(Exercise) Your task is to copy the listing exactly. Drop any pictures from the copy.

(Data segment)
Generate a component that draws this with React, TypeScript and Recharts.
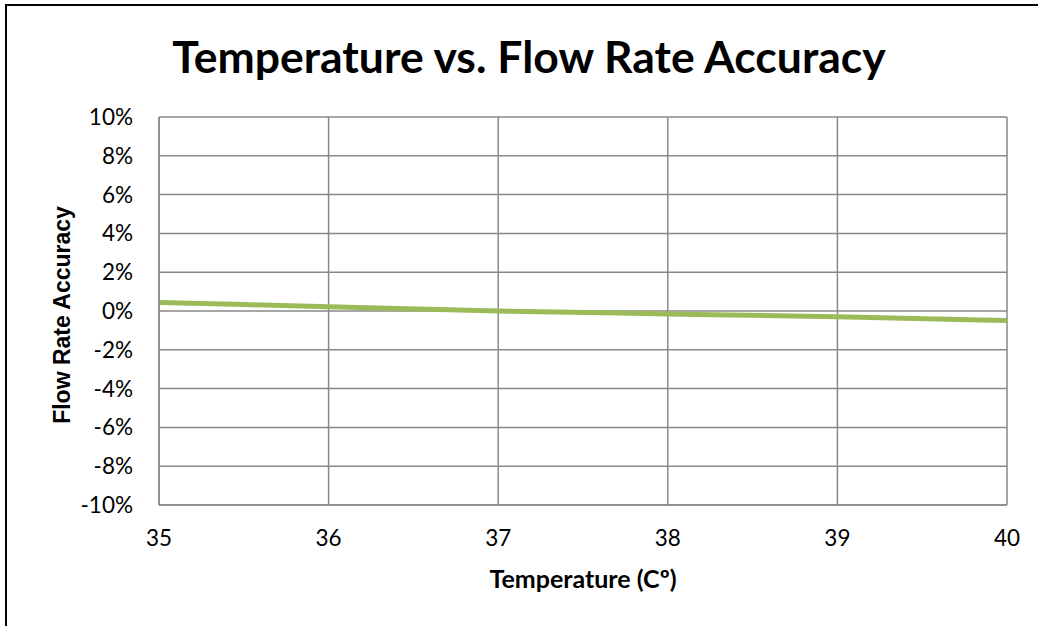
import { LineChart, Line, XAxis, YAxis, CartesianGrid } from 'recharts';

const temperatures = [35, 36, 37, 38, 39, 40];
const accuracy = [0.0044, 0.0022, 0.0, -0.0015, -0.003, -0.0049];
const yTicks = [-0.1, -0.08, -0.06, -0.04, -0.02, 0, 0.02, 0.04, 0.06, 0.08, 0.1];

const data = temperatures.map((t, i) => ({ temp: t, acc: accuracy[i] }));

const font = 'Lato, "Open Sans", sans-serif';

export default function App() {
  return (
    <div style={{ position: 'absolute', left: 0, top: 0, width: 1038, height: 626, overflow: 'hidden', background: '#fff', fontFamily: font }}>
      <div style={{ position: 'absolute', left: 5, top: 4, width: 1060, height: 660, border: '2px solid #000' }} />
      <div style={{ position: 'absolute', left: 29, width: 1000, top: 26, lineHeight: '60px', textAlign: 'center', fontSize: 44.5, fontWeight: 700, color: '#000' }}>
        Temperature vs. Flow Rate Accuracy
      </div>
      <div style={{ position: 'absolute', left: 0, top: 0 }}>
        <LineChart width={1038} height={626} data={data} margin={{ top: 117, right: 31, bottom: 81, left: 89 }}>
          <CartesianGrid stroke="#898989" strokeWidth={1.5} horizontalValues={yTicks} verticalValues={temperatures} />
          <XAxis
            dataKey="temp"
            type="number"
            domain={[35, 40]}
            ticks={temperatures}
            axisLine={{ stroke: '#898989', strokeWidth: 1.5 }}
            tickLine={false}
            tickMargin={19}
            height={40}
            tick={{ fill: '#000', fontSize: 22.5, fontFamily: font }}
            label={{ value: 'Temperature (Cº)', position: 'insideBottom', offset: -43, fill: '#000', fontSize: 25, fontWeight: 700, fontFamily: font }}
          />
          <YAxis
            type="number"
            domain={[-0.1, 0.1]}
            ticks={yTicks}
            tickFormatter={(v: number) => `${Math.round(v * 100)}%`}
            axisLine={{ stroke: '#898989', strokeWidth: 1.5 }}
            tickLine={false}
            tickMargin={20}
            width={70}
            tick={{ fill: '#000', fontSize: 22.5, fontFamily: font }}
            label={{ value: 'Flow Rate Accuracy', angle: -90, position: 'left', offset: 27, dy: 4, fill: '#000', fontSize: 23, fontWeight: 700, fontFamily: '"Liberation Sans", Arial, sans-serif', style: { textAnchor: 'middle' } }}
          />
          <Line type="monotone" dataKey="acc" stroke="#9BBB59" strokeWidth={5} dot={false} isAnimationActive={false} />
        </LineChart>
      </div>
    </div>
  );
}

(Task solution)
Generate a component that draws this with React, TypeScript and Recharts.
import { LineChart, Line, XAxis, YAxis, CartesianGrid } from 'recharts';

const temperatures = [35, 36, 37, 38, 39, 40];
const accuracy = [0.0044, 0.0022, 0.0, -0.0015, -0.003, -0.0049];
const yTicks = [-0.1, -0.08, -0.06, -0.04, -0.02, 0, 0.02, 0.04, 0.06, 0.08, 0.1];

const data = temperatures.map((t, i) => ({ temp: t, acc: accuracy[i] }));

const font = 'Lato, "Open Sans", sans-serif';

export default function App() {
  return (
    <div style={{ position: 'absolute', left: 0, top: 0, width: 1038, height: 626, overflow: 'hidden', background: '#fff', fontFamily: font }}>
      <div style={{ position: 'absolute', left: 5, top: 4, width: 1060, height: 660, border: '2px solid #000' }} />
      <div style={{ position: 'absolute', left: 29, width: 1000, top: 26, lineHeight: '60px', textAlign: 'center', fontSize: 44.5, fontWeight: 700, color: '#000' }}>
        Temperature vs. Flow Rate Accuracy
      </div>
      <div style={{ position: 'absolute', left: 0, top: 0 }}>
        <LineChart width={1038} height={626} data={data} margin={{ top: 117, right: 31, bottom: 81, left: 89 }}>
          <CartesianGrid stroke="#898989" strokeWidth={1.5} horizontalValues={yTicks} verticalValues={temperatures} />
          <XAxis
            dataKey="temp"
            type="number"
            domain={[35, 40]}
            ticks={temperatures}
            axisLine={{ stroke: '#898989', strokeWidth: 1.5 }}
            tickLine={false}
            tickMargin={19}
            height={40}
            tick={{ fill: '#000', fontSize: 22.5, fontFamily: font }}
            label={{ value: 'Temperature (Cº)', position: 'insideBottom', offset: -43, fill: '#000', fontSize: 25, fontWeight: 700, fontFamily: font }}
          />
          <YAxis
            type="number"
            domain={[-0.1, 0.1]}
            ticks={yTicks}
            tickFormatter={(v: number) => `${Math.round(v * 100)}%`}
            axisLine={{ stroke: '#898989', strokeWidth: 1.5 }}
            tickLine={false}
            tickMargin={20}
            width={70}
            tick={{ fill: '#000', fontSize: 22.5, fontFamily: font }}
            label={{ value: 'Flow Rate Accuracy', angle: -90, position: 'left', offset: 27, dy: 4, fill: '#000', fontSize: 23, fontWeight: 700, fontFamily: '"Liberation Sans", Arial, sans-serif', style: { textAnchor: 'middle' } }}
          />
          <Line type="monotone" dataKey="acc" stroke="#9BBB59" strokeWidth={5} dot={false} isAnimationActive={false} />
        </LineChart>
      </div>
    </div>
  );
}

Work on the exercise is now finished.